Correction territory? Not quite – as of the writing of this sentence the index is trading around 1263, which puts it at 7.2% below the recent high of 1361 attained at the beginning of May. A technical correction requires a downward move of 10% - but that is hardly out of reach given the trading patterns of the past several weeks. “Sell in May and go away” is ringing true as we head into the summer months.
This seems to be the Yogi Berra of summers – “déjà vu all over again”. Greek protesters in the streets of Athens, an internecine war of words between German policymakers and their counterparts elsewhere in the EU, fears of a US double-dip recession consuming bits and bytes of media real estate. No wonder markets got all in a snit last week upon hearing that the Fed has no apparent plans in its head for a quick fix of QE3 to keep the adrenaline rush going. Investors clamoring for more stimulus have a point – if fundamental conditions today are in many important ways little changed from where they were a year ago, then how has the calculus changed away from the need for another round of intervention?

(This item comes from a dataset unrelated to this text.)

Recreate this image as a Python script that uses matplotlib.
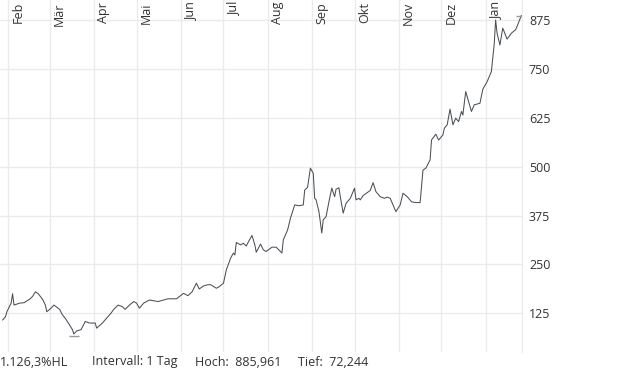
import numpy as np
import pandas as pd
import matplotlib
matplotlib.use("Agg")
import matplotlib.pyplot as plt
from matplotlib.transforms import blended_transform_factory, offset_copy

plt.rcParams['font.family'] = ['Open Sans', 'DejaVu Sans']

# Kursverlauf
dates = ["2020-01-28", "2020-01-30", "2020-01-31", "2020-02-03", "2020-02-04", "2020-02-05",
         "2020-02-09", "2020-02-12", "2020-02-16", "2020-02-18", "2020-02-20", "2020-02-22",
         "2020-02-25", "2020-02-27", "2020-02-28", "2020-03-02", "2020-03-04", "2020-03-08",
         "2020-03-10", "2020-03-12", "2020-03-15", "2020-03-17", "2020-03-18", "2020-03-20",
         "2020-03-23", "2020-03-26", "2020-03-29", "2020-04-02", "2020-04-03", "2020-04-07",
         "2020-04-13", "2020-04-15", "2020-04-18", "2020-04-21", "2020-04-23", "2020-04-26",
         "2020-04-29", "2020-05-01", "2020-05-03", "2020-05-06", "2020-05-10", "2020-05-13",
         "2020-05-16", "2020-05-20", "2020-05-23", "2020-05-29", "2020-06-03", "2020-06-06",
         "2020-06-09", "2020-06-12", "2020-06-14", "2020-06-17", "2020-06-20", "2020-06-22",
         "2020-06-26", "2020-06-28", "2020-07-01", "2020-07-03", "2020-07-06", "2020-07-08",
         "2020-07-09", "2020-07-10", "2020-07-13", "2020-07-15", "2020-07-17", "2020-07-19",
         "2020-07-21", "2020-07-23", "2020-07-24", "2020-07-27", "2020-07-29", "2020-07-31",
         "2020-08-04", "2020-08-07", "2020-08-11", "2020-08-12", "2020-08-15", "2020-08-17",
         "2020-08-20", "2020-08-23", "2020-08-26", "2020-08-27", "2020-08-29", "2020-08-31",
         "2020-09-02", "2020-09-03", "2020-09-04", "2020-09-06", "2020-09-08", "2020-09-09",
         "2020-09-11", "2020-09-13", "2020-09-15", "2020-09-17", "2020-09-18", "2020-09-20",
         "2020-09-21", "2020-09-23", "2020-09-25", "2020-09-28", "2020-10-01", "2020-10-02",
         "2020-10-04", "2020-10-05", "2020-10-07", "2020-10-10", "2020-10-12", "2020-10-14",
         "2020-10-16", "2020-10-19", "2020-10-22", "2020-10-24", "2020-10-26", "2020-10-28",
         "2020-10-30", "2020-11-02", "2020-11-04", "2020-11-07", "2020-11-10", "2020-11-13",
         "2020-11-16", "2020-11-18", "2020-11-20", "2020-11-23", "2020-11-24", "2020-11-27",
         "2020-11-29", "2020-12-02", "2020-12-03", "2020-12-05", "2020-12-07", "2020-12-09",
         "2020-12-11", "2020-12-13", "2020-12-15", "2020-12-16", "2020-12-18", "2020-12-20",
         "2020-12-22", "2020-12-24", "2020-12-28", "2020-12-30", "2021-01-02", "2021-01-05",
         "2021-01-07", "2021-01-08", "2021-01-09", "2021-01-11", "2021-01-13", "2021-01-14",
         "2021-01-16", "2021-01-19", "2021-01-22", "2021-01-23", "2021-01-26"]
prices = [108, 116, 129, 151, 175, 146,
          151, 152, 161, 168, 180, 175,
          161, 146, 129, 138, 146, 135,
          121, 112, 95, 83, 72, 80,
          83, 104, 100, 100, 87, 100,
          125, 135, 146, 142, 135, 146,
          155, 151, 138, 151, 159, 157,
          155, 159, 162, 162, 176, 170,
          180, 202, 187, 195, 198, 198,
          189, 193, 202, 236, 266, 279,
          274, 306, 300, 304, 297, 311,
          324, 300, 281, 302, 287, 283,
          294, 294, 279, 313, 338, 368,
          402, 400, 402, 440, 447, 496,
          483, 419, 415, 385, 330, 364,
          372, 410, 445, 423, 442, 446,
          423, 381, 406, 419, 445, 415,
          419, 415, 426, 434, 439, 459,
          436, 423, 419, 422, 419, 402,
          385, 402, 432, 423, 410, 408,
          408, 491, 496, 517, 568, 583,
          568, 581, 598, 607, 647, 607,
          624, 615, 641, 632, 692, 666,
          641, 658, 662, 698, 717, 743,
          813, 875, 841, 811, 854, 845,
          826, 841, 850, 858, 886]

y_ticks = [125, 250, 375, 500, 625, 750, 875]
month_names = ["Feb", "Mär", "Apr", "Mai", "Jun", "Jul", "Aug", "Sep", "Okt", "Nov", "Dez", "Jan"]
month_starts = pd.date_range("2020-02-01", "2021-01-01", freq="MS")

hoch = 885.961
tief = 72.244
footer = ["1.126,3%HL", "Intervall: 1 Tag", "Hoch:  885,961", "Tief:  72,244"]

x = pd.to_datetime(dates)

fig = plt.figure(figsize=(6.2, 3.72), dpi=100)
ax = fig.add_axes([0, 20 / 372, 522 / 620, 352 / 372])

grid_c = '#ebebeb'
ax.plot(x, prices, color='#4a5057', lw=0.75, zorder=3)

# Hoch/Tief-Markierungen
i_lo = int(np.argmin(prices))
i_hi = int(np.argmax(prices))
half = pd.Timedelta(days=3.5)
ax.hlines(tief - 5, x[i_lo] - half, x[i_lo] + half, color='#999999', lw=1, zorder=4)
ax.hlines(hoch, x[i_hi] - half, x[i_hi] + half, color='#999999', lw=1, zorder=4)

ax.set_xlim(pd.Timestamp("2020-01-26 04:00"), pd.Timestamp("2021-01-26 12:00"))
ax.set_ylim(26, 926)

ax.set_yticks(y_ticks)
ax.set_xticks(month_starts)
ax.grid(True, color=grid_c, lw=1)
ax.set_axisbelow(True)
ax.tick_params(axis='both', length=0)
ax.set_xticklabels([])
ax.yaxis.tick_right()
ax.set_yticklabels([str(v) for v in y_ticks], fontsize=9, color='#333333')
ax.tick_params(axis='y', pad=5)
for s in ['top', 'left', 'bottom']:
    ax.spines[s].set_visible(False)
ax.spines['right'].set_color(grid_c)

# Monatsbeschriftung oben, gedreht
trans = blended_transform_factory(ax.transData, ax.transAxes)
trans = offset_copy(trans, fig=fig, x=10, y=-2, units='dots')
for d, name in zip(month_starts, month_names):
    ax.text(d, 1, name, transform=trans, rotation=90, ha='center', va='top',
            fontsize=9, color='#333333')

# Fußzeile
xs = [0, 92, 195, 298]
for px, t in zip(xs, footer):
    fig.text(px / 620, 10 / 372, t, ha='left', va='center', fontsize=9, color='#333333')

fig.savefig("out.png", dpi=100)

Perhaps it is time for the Fed to take the morphine away and let the natural healing process take effect. Quantitative easing, like any monetary policy, can be at least somewhat effective when applied in measured doses. But it does not make the organic problem go away. The “organic problem” in question here is the fundamentally changed socio-economic conditions of the centers of the developed world economy – the US, the Eurozone and Japan. Each of these centers faces deep-seated challenges to its health unlike any that we have seen since the second half of the 20th century. It is well and good to say that growth engines like China, India and Brazil can pick up the slack and keep global growth humming along, but in reality the fates of the developed and emerging worlds are intertwined. We believe that countries and markets will find their footing – that is the case more often than it is not – but consumer zombies and other unsavory denizens of the night will likely be an ongoing part of the landscape.